Plan for Stonehenge visitor centre unveiled

A computer generated graphic of Denton Corker Marshall’s design for the Stonehenge Visitor Centre

The latest stage in a long-running saga was reached on Monday when a blueprint for a new £25m visitor centre for Stonehenge and its wider development was unveiled.

Plans were first mooted in 1986 to improve the facilities, access and landscape at the Stone Age monument, which is a World Heritage Site and one of the richest prehistoric sites in Europe.

In 2007 plans to bore a 2.1km tunnel for the A303 which runs extremely close to the monument were abandoned due to estimated costs of more than £500m and the planned visitor centre was also abandoned.

The same architects, Denton Corker Marshall, are now submitting new plans for a visitors’ centre 2.5km away from the stones and on the other side of a ridge so that it will remain invisible from the monument itself.

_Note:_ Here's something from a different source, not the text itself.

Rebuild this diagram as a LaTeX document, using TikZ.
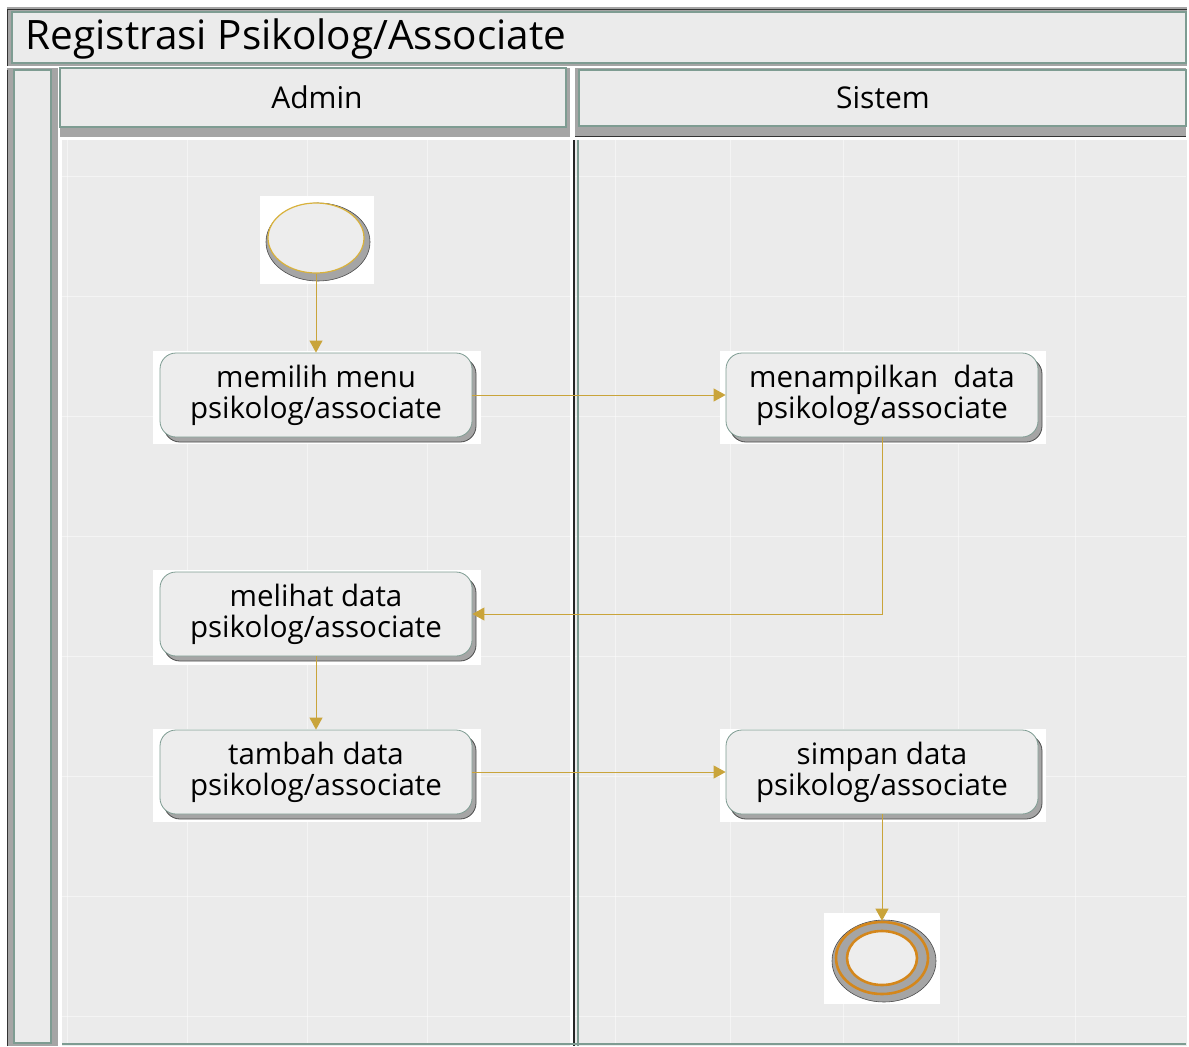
\documentclass[tikz,border=0pt]{standalone}
\usepackage{fontspec}
\setmainfont{Open Sans}
\usetikzlibrary{shadows,arrows.meta,shapes.geometric}
\definecolor{lanefill}{HTML}{EBEBEB}
\definecolor{laneline}{HTML}{7E9C92}
\definecolor{shgray}{HTML}{A5A5A5}
\definecolor{flow}{HTML}{C9A43A}
\definecolor{startring}{HTML}{D9B23C}
\definecolor{endring}{HTML}{D4871C}
\definecolor{actfill}{HTML}{EDEDED}
\begin{document}
\begin{tikzpicture}[x=1pt,y=-1pt,
  container/.style={fill=lanefill, draw=laneline, line width=1.6pt},
  action/.style={rectangle, rounded corners=16pt, fill=actfill, draw=laneline,
    line width=0.8pt, minimum width=312pt, minimum height=84pt, align=center,
    font=\fontsize{29.5}{31}\selectfont, inner sep=2pt,
    drop shadow={shadow xshift=4pt, shadow yshift=-5pt, fill=shgray, draw=black!70, opacity=1}},
  backing/.style={fill=white},
  flowline/.style={draw=flow, line width=0.9pt, -{Triangle[length=12pt,width=13pt]}},
  lanelabel/.style={font=\fontsize{30}{34}\selectfont}]
\useasboundingbox (0,0) rectangle (1189,1047);
\fill[white] (0,0) rectangle (1189,1047);

% pool title bar
\fill[shgray] (7,7) rectangle (1187,66);
\draw[black!80, line width=0.8pt] (7,66) -- (7,9) -- (1187,9);
\draw[container] (12,12) rectangle (1186,63);
\node[anchor=west, font=\fontsize{40.5}{44}\selectfont] (title) at (22,39) {Registrasi Psikolog/Associate};

% left strip of the pool
\fill[shgray] (7,68) rectangle (58,1046);
\draw[black!80, line width=0.8pt] (7,1046) -- (7,70);
\draw[container] (14,70) rectangle (51,1043);

% lane headers
\fill[shgray] (60,68) rectangle (570,137);
\draw[container] (60,68) rectangle (566,127);
\node[lanelabel] (admin) at (317,97) {Admin};
\fill[shgray] (575,68) rectangle (1186,136);
\draw[black!80, line width=0.6pt] (575,136) -- (1186,136);
\draw[container] (579,70) rectangle (1186,126);
\node[lanelabel] (sistem) at (883,98) {Sistem};

% lane bodies with a faint grid
\fill[lanefill] (62,140) rectangle (570,1046);
\fill[lanefill] (574,140) rectangle (1187,1046);
\foreach \gx in {67,187,307,427,615,730,843,958,1075}
  \draw[white, line width=0.8pt, opacity=0.45] (\gx,140) -- (\gx,1044);
\foreach \gy in {176,296,416,536,656,776,896,1016}
  \draw[white, line width=0.8pt, opacity=0.45] (62,\gy) -- (1186,\gy);
\draw[black!85, line width=1.2pt] (574,140) -- (574,1046);
\draw[laneline, line width=2.4pt] (578,140) -- (578,1046);
\draw[laneline, line width=1.6pt] (62,1044) -- (1186,1044);

% white backing behind each symbol
\fill[backing] (260,196) rectangle (374,284);
\fill[backing] (153,351) rectangle (481,444);
\fill[backing] (720,351) rectangle (1046,444);
\fill[backing] (153,570) rectangle (481,665);
\fill[backing] (153,729) rectangle (481,822);
\fill[backing] (720,729) rectangle (1046,822);
\fill[backing] (824,913) rectangle (940,1004);

% initial node
\fill[shgray, draw=black!70, line width=0.6pt] (318,242) ellipse (52pt and 39pt);
\node[ellipse, minimum width=96pt, minimum height=70pt, fill=actfill,
  draw=startring, line width=1.2pt] (start) at (316,238) {};

% actions
\node[action] (pilih) at (316,395) {memilih menu\\psikolog/associate};
\node[action] (tampil) at (882,395) {menampilkan\ \ data\\psikolog/associate};
\node[action] (lihat) at (316,614) {melihat data\\psikolog/associate};
\node[action] (tambah) at (316,772) {tambah data\\psikolog/associate};
\node[action] (simpan) at (882,772) {simpan data\\psikolog/associate};

% final node
\fill[shgray, draw=black!70, line width=0.6pt] (884,961) ellipse (52pt and 41pt);
\node[ellipse, minimum width=92pt, minimum height=72pt, fill=shgray,
  draw=endring, line width=2.6pt] (final) at (882,958) {};
\draw[endring, fill=actfill, line width=2.6pt] (final.center) ellipse (35pt and 27pt);

% control flow
\draw[flowline] (start) -- (pilih);
\draw[flowline] (pilih) -- (tampil);
\draw[flowline] (tampil.south) |- (lihat.east);
\draw[flowline] (lihat) -- (tambah);
\draw[flowline] (tambah) -- (simpan);
\draw[flowline] (simpan) -- (final);
\end{tikzpicture}
\end{document}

The design for the visitor centre, which will be linked to the monument by a low-key transit system, consists of a diaphanous perforated metal canopy which sails over a pair of buildings, one clad in timber and containing the education facilities and the other fully glazed and housing the cafe and shop with a covered but open-air orientation centre in between. The roof is shown supported on a series of spindly columns, not all parallel but more like reeds oscillating in the breeze.

The area around Stonehenge itself will be cleaned up with the removal of the A344, which runs right past the monument. Car parking will be largely obscured beyond a neighbouring ridge and with the aid of landscaping.

Architect Stephen Quinlan told the FT: “If the visitor remembers nothing of the visitor centre but only the stones, we’ll probably have done our job.”

The works will be funded by English Heritage, the Heritage Lottery Fund, the Highways Agency, the Department for Culture, Media and Sport and the Department of Transport and it is hoped it will be ready for before the 2012 Olympics.